[WORK INSTRUCTIONS]
Repeat the material in full. Keep every line exactly as it is.

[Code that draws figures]
_ _ _ _

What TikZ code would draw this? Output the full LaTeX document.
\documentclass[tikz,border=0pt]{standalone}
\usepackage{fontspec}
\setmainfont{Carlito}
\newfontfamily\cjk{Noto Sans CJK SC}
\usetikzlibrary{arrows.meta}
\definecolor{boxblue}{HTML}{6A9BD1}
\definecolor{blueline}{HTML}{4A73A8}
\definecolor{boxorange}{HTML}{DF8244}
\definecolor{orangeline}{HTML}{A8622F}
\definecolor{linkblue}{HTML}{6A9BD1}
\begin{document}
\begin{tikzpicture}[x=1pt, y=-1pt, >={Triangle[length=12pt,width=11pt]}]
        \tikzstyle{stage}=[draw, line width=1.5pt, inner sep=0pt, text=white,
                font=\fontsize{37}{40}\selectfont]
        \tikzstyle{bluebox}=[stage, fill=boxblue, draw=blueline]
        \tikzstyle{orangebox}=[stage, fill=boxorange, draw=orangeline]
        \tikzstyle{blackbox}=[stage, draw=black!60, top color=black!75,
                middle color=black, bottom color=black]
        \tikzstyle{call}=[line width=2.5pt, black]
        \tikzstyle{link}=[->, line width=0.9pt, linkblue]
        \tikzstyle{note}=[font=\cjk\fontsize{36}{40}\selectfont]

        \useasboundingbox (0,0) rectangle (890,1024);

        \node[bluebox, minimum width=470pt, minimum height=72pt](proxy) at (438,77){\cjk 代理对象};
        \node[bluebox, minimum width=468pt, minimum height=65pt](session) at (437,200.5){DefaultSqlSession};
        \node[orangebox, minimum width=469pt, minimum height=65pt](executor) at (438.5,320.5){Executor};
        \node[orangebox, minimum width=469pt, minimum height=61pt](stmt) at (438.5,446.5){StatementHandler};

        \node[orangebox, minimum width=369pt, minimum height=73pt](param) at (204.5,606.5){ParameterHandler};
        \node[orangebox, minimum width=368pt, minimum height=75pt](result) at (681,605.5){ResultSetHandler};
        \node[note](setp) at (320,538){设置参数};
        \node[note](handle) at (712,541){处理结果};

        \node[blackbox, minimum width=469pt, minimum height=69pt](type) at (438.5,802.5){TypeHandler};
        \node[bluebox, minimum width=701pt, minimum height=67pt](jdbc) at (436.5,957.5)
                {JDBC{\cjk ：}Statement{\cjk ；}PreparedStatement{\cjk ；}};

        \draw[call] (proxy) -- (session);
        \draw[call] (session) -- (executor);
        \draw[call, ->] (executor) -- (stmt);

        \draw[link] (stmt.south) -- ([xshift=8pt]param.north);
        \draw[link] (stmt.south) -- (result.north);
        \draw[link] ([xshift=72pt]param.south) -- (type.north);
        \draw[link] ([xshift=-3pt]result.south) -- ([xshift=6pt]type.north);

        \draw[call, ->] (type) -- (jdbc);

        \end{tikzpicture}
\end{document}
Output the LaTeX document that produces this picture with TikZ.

_ _ _ _

[OUTPUT FOR THIS TASK]
What TikZ code would draw this? Output the full LaTeX document.
\documentclass[tikz,border=0pt]{standalone}
\usepackage{fontspec}
\setmainfont{Carlito}
\newfontfamily\cjk{Noto Sans CJK SC}
\usetikzlibrary{arrows.meta}
\definecolor{boxblue}{HTML}{6A9BD1}
\definecolor{blueline}{HTML}{4A73A8}
\definecolor{boxorange}{HTML}{DF8244}
\definecolor{orangeline}{HTML}{A8622F}
\definecolor{linkblue}{HTML}{6A9BD1}
\begin{document}
\begin{tikzpicture}[x=1pt, y=-1pt, >={Triangle[length=12pt,width=11pt]}]
        \tikzstyle{stage}=[draw, line width=1.5pt, inner sep=0pt, text=white,
                font=\fontsize{37}{40}\selectfont]
        \tikzstyle{bluebox}=[stage, fill=boxblue, draw=blueline]
        \tikzstyle{orangebox}=[stage, fill=boxorange, draw=orangeline]
        \tikzstyle{blackbox}=[stage, draw=black!60, top color=black!75,
                middle color=black, bottom color=black]
        \tikzstyle{call}=[line width=2.5pt, black]
        \tikzstyle{link}=[->, line width=0.9pt, linkblue]
        \tikzstyle{note}=[font=\cjk\fontsize{36}{40}\selectfont]

        \useasboundingbox (0,0) rectangle (890,1024);

        \node[bluebox, minimum width=470pt, minimum height=72pt](proxy) at (438,77){\cjk 代理对象};
        \node[bluebox, minimum width=468pt, minimum height=65pt](session) at (437,200.5){DefaultSqlSession};
        \node[orangebox, minimum width=469pt, minimum height=65pt](executor) at (438.5,320.5){Executor};
        \node[orangebox, minimum width=469pt, minimum height=61pt](stmt) at (438.5,446.5){StatementHandler};

        \node[orangebox, minimum width=369pt, minimum height=73pt](param) at (204.5,606.5){ParameterHandler};
        \node[orangebox, minimum width=368pt, minimum height=75pt](result) at (681,605.5){ResultSetHandler};
        \node[note](setp) at (320,538){设置参数};
        \node[note](handle) at (712,541){处理结果};

        \node[blackbox, minimum width=469pt, minimum height=69pt](type) at (438.5,802.5){TypeHandler};
        \node[bluebox, minimum width=701pt, minimum height=67pt](jdbc) at (436.5,957.5)
                {JDBC{\cjk ：}Statement{\cjk ；}PreparedStatement{\cjk ；}};

        \draw[call] (proxy) -- (session);
        \draw[call] (session) -- (executor);
        \draw[call, ->] (executor) -- (stmt);

        \draw[link] (stmt.south) -- ([xshift=8pt]param.north);
        \draw[link] (stmt.south) -- (result.north);
        \draw[link] ([xshift=72pt]param.south) -- (type.north);
        \draw[link] ([xshift=-3pt]result.south) -- ([xshift=6pt]type.north);

        \draw[call, ->] (type) -- (jdbc);

        \end{tikzpicture}
\end{document}
Output the LaTeX document that produces this picture with TikZ.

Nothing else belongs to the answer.